**Source material**
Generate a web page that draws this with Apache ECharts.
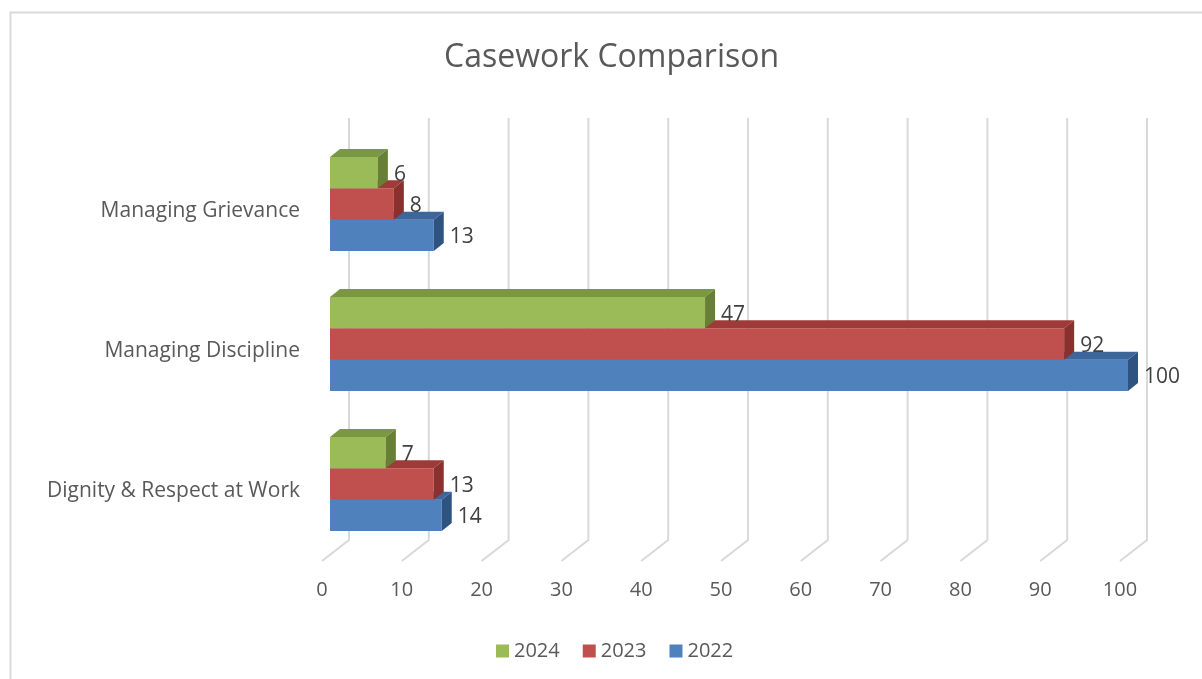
<!DOCTYPE html>
<html>
<head>
<meta charset="utf-8">
<title>Casework Comparison</title>
<script src="https://cdn.jsdelivr.net/npm/echarts@6/dist/echarts.min.js"></script>
<style>
  html, body { margin: 0; padding: 0; background: #ffffff; }
  #chart { width: 1202px; height: 679px; }
</style>
</head>
<body>
<div id="chart"></div>
<script>
// Categories run bottom to top on the value-bar chart
const categories = ['Dignity & Respect at Work', 'Managing Discipline', 'Managing Grievance'];
const years = ['2022', '2023', '2024'];
const values2022 = [14, 100, 13];
const values2023 = [13, 92, 8];
const values2024 = [7, 47, 6];
const xTicks = [0, 10, 20, 30, 40, 50, 60, 70, 80, 90, 100];

const FONT = '"Open Sans", "Noto Sans", sans-serif';
const TEXT = '#595959';
const GRID_LINE = '#D9D9D9';

// depth of the floor/back wall and of each bar (pixels)
const WALL_DX = 27, WALL_DY = -21;
const BAR_FRONT_DX = 8, BAR_FRONT_DY = -7;
const BAR_DX = 10, BAR_DY = -8;

const palette = {
  '2022': { front: '#4F81BD', top: '#3D679B', side: '#2F5381' },
  '2023': { front: '#C0504D', top: '#9E3B39', side: '#8A302E' },
  '2024': { front: '#9BBB59', top: '#7A9843', side: '#687F37' }
};

function wallRenderer(params, api) {
  const cs = params.coordSys;
  const x = api.coord([api.value(0), 0])[0];
  const yFront = cs.y + cs.height;
  return {
    type: 'polyline',
    shape: {
      points: [
        [x, yFront],
        [x + WALL_DX, yFront + WALL_DY],
        [x + WALL_DX, cs.y + WALL_DY - 2]
      ]
    },
    style: { stroke: GRID_LINE, lineWidth: 2, fill: null },
    silent: true
  };
}

function barRenderer(stackPos, colors) {
  return function (params, api) {
    const v = api.value(0);
    const cat = api.value(1);
    const start = api.coord([0, cat]);
    const end = api.coord([v, cat]);
    const band = api.size([0, 1])[1];
    const h = band * 0.224;
    const cy = start[1] + BAR_FRONT_DY;
    const bottom = cy + 1.5 * h - stackPos * h;
    const top = bottom - h;
    const x0 = start[0] + BAR_FRONT_DX;
    const x1 = end[0] + BAR_FRONT_DX;
    return {
      type: 'group',
      children: [
        {
          type: 'rect',
          shape: { x: x0, y: top, width: x1 - x0, height: h },
          style: { fill: colors.front }
        },
        {
          type: 'polygon',
          shape: { points: [[x0, top], [x0 + BAR_DX, top + BAR_DY], [x1 + BAR_DX, top + BAR_DY], [x1, top]] },
          style: { fill: colors.top }
        },
        {
          type: 'polygon',
          shape: { points: [[x1, top], [x1 + BAR_DX, top + BAR_DY], [x1 + BAR_DX, bottom + BAR_DY], [x1, bottom]] },
          style: { fill: colors.side }
        },
        {
          type: 'text',
          z2: 100,
          style: {
            text: String(v),
            x: x1 + BAR_DX + 6,
            y: (top + bottom) / 2 + 2,
            verticalAlign: 'middle',
            align: 'left',
            fill: '#404040',
            font: '21px ' + FONT
          }
        }
      ]
    };
  };
}

function barSeries(year, values, stackPos) {
  return {
    name: year,
    type: 'custom',
    coordinateSystem: 'cartesian2d',
    renderItem: barRenderer(stackPos, palette[year]),
    itemStyle: { color: palette[year].front },
    encode: { x: 0, y: 1 },
    data: values.map((v, i) => [v, i]),
    z: 3
  };
}

const chart = echarts.init(document.getElementById('chart'), null, { renderer: 'canvas' });

chart.setOption({
  backgroundColor: '#ffffff',
  animation: false,
  title: {
    text: 'Casework Comparison',
    left: 439,
    top: 37,
    textStyle: { fontFamily: FONT, fontSize: 32, fontWeight: 'normal', color: TEXT }
  },
  graphic: [
    {
      type: 'rect',
      shape: { x: 10.5, y: 12.5, width: 1400, height: 900 },
      style: { fill: null, stroke: GRID_LINE, lineWidth: 2 },
      silent: true,
      z: -10
    }
  ],
  legend: {
    data: ['2024', '2023', '2022'],
    left: 491,
    top: 636,
    icon: 'rect',
    itemWidth: 13,
    itemHeight: 13,
    itemGap: 23,
    textStyle: { fontFamily: FONT, fontSize: 20, color: TEXT }
  },
  grid: { left: 322, width: 798, top: 141, height: 420, containLabel: false },
  xAxis: {
    type: 'value',
    min: 0,
    max: 100,
    interval: 10,
    axisLine: { show: false },
    axisTick: { show: false },
    splitLine: { show: false },
    axisLabel: { fontFamily: FONT, fontSize: 20, color: TEXT, margin: 19 }
  },
  yAxis: {
    type: 'category',
    data: categories,
    axisLine: { show: false },
    axisTick: { show: false },
    splitLine: { show: false },
    axisLabel: { fontFamily: FONT, fontSize: 21, color: TEXT, margin: 22 }
  },
  series: [
    {
      name: 'walls',
      type: 'custom',
      coordinateSystem: 'cartesian2d',
      renderItem: wallRenderer,
      encode: { x: 0, y: 1 },
      data: xTicks.map(t => [t, 0]),
      silent: true,
      z: 1
    },
    barSeries('2022', values2022, 0),
    barSeries('2023', values2023, 1),
    barSeries('2024', values2024, 2)
  ]
});
</script>
</body>
</html>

**Description of the task**
Omit the pictures, then output the rest of the listing exactly.

**Correct result**
Generate a web page that draws this with Apache ECharts.
<!DOCTYPE html>
<html>
<head>
<meta charset="utf-8">
<title>Casework Comparison</title>
<script src="https://cdn.jsdelivr.net/npm/echarts@6/dist/echarts.min.js"></script>
<style>
  html, body { margin: 0; padding: 0; background: #ffffff; }
  #chart { width: 1202px; height: 679px; }
</style>
</head>
<body>
<div id="chart"></div>
<script>
// Categories run bottom to top on the value-bar chart
const categories = ['Dignity & Respect at Work', 'Managing Discipline', 'Managing Grievance'];
const years = ['2022', '2023', '2024'];
const values2022 = [14, 100, 13];
const values2023 = [13, 92, 8];
const values2024 = [7, 47, 6];
const xTicks = [0, 10, 20, 30, 40, 50, 60, 70, 80, 90, 100];

const FONT = '"Open Sans", "Noto Sans", sans-serif';
const TEXT = '#595959';
const GRID_LINE = '#D9D9D9';

// depth of the floor/back wall and of each bar (pixels)
const WALL_DX = 27, WALL_DY = -21;
const BAR_FRONT_DX = 8, BAR_FRONT_DY = -7;
const BAR_DX = 10, BAR_DY = -8;

const palette = {
  '2022': { front: '#4F81BD', top: '#3D679B', side: '#2F5381' },
  '2023': { front: '#C0504D', top: '#9E3B39', side: '#8A302E' },
  '2024': { front: '#9BBB59', top: '#7A9843', side: '#687F37' }
};

function wallRenderer(params, api) {
  const cs = params.coordSys;
  const x = api.coord([api.value(0), 0])[0];
  const yFront = cs.y + cs.height;
  return {
    type: 'polyline',
    shape: {
      points: [
        [x, yFront],
        [x + WALL_DX, yFront + WALL_DY],
        [x + WALL_DX, cs.y + WALL_DY - 2]
      ]
    },
    style: { stroke: GRID_LINE, lineWidth: 2, fill: null },
    silent: true
  };
}

function barRenderer(stackPos, colors) {
  return function (params, api) {
    const v = api.value(0);
    const cat = api.value(1);
    const start = api.coord([0, cat]);
    const end = api.coord([v, cat]);
    const band = api.size([0, 1])[1];
    const h = band * 0.224;
    const cy = start[1] + BAR_FRONT_DY;
    const bottom = cy + 1.5 * h - stackPos * h;
    const top = bottom - h;
    const x0 = start[0] + BAR_FRONT_DX;
    const x1 = end[0] + BAR_FRONT_DX;
    return {
      type: 'group',
      children: [
        {
          type: 'rect',
          shape: { x: x0, y: top, width: x1 - x0, height: h },
          style: { fill: colors.front }
        },
        {
          type: 'polygon',
          shape: { points: [[x0, top], [x0 + BAR_DX, top + BAR_DY], [x1 + BAR_DX, top + BAR_DY], [x1, top]] },
          style: { fill: colors.top }
        },
        {
          type: 'polygon',
          shape: { points: [[x1, top], [x1 + BAR_DX, top + BAR_DY], [x1 + BAR_DX, bottom + BAR_DY], [x1, bottom]] },
          style: { fill: colors.side }
        },
        {
          type: 'text',
          z2: 100,
          style: {
            text: String(v),
            x: x1 + BAR_DX + 6,
            y: (top + bottom) / 2 + 2,
            verticalAlign: 'middle',
            align: 'left',
            fill: '#404040',
            font: '21px ' + FONT
          }
        }
      ]
    };
  };
}

function barSeries(year, values, stackPos) {
  return {
    name: year,
    type: 'custom',
    coordinateSystem: 'cartesian2d',
    renderItem: barRenderer(stackPos, palette[year]),
    itemStyle: { color: palette[year].front },
    encode: { x: 0, y: 1 },
    data: values.map((v, i) => [v, i]),
    z: 3
  };
}

const chart = echarts.init(document.getElementById('chart'), null, { renderer: 'canvas' });

chart.setOption({
  backgroundColor: '#ffffff',
  animation: false,
  title: {
    text: 'Casework Comparison',
    left: 439,
    top: 37,
    textStyle: { fontFamily: FONT, fontSize: 32, fontWeight: 'normal', color: TEXT }
  },
  graphic: [
    {
      type: 'rect',
      shape: { x: 10.5, y: 12.5, width: 1400, height: 900 },
      style: { fill: null, stroke: GRID_LINE, lineWidth: 2 },
      silent: true,
      z: -10
    }
  ],
  legend: {
    data: ['2024', '2023', '2022'],
    left: 491,
    top: 636,
    icon: 'rect',
    itemWidth: 13,
    itemHeight: 13,
    itemGap: 23,
    textStyle: { fontFamily: FONT, fontSize: 20, color: TEXT }
  },
  grid: { left: 322, width: 798, top: 141, height: 420, containLabel: false },
  xAxis: {
    type: 'value',
    min: 0,
    max: 100,
    interval: 10,
    axisLine: { show: false },
    axisTick: { show: false },
    splitLine: { show: false },
    axisLabel: { fontFamily: FONT, fontSize: 20, color: TEXT, margin: 19 }
  },
  yAxis: {
    type: 'category',
    data: categories,
    axisLine: { show: false },
    axisTick: { show: false },
    splitLine: { show: false },
    axisLabel: { fontFamily: FONT, fontSize: 21, color: TEXT, margin: 22 }
  },
  series: [
    {
      name: 'walls',
      type: 'custom',
      coordinateSystem: 'cartesian2d',
      renderItem: wallRenderer,
      encode: { x: 0, y: 1 },
      data: xTicks.map(t => [t, 0]),
      silent: true,
      z: 1
    },
    barSeries('2022', values2022, 0),
    barSeries('2023', values2023, 1),
    barSeries('2024', values2024, 2)
  ]
});
</script>
</body>
</html>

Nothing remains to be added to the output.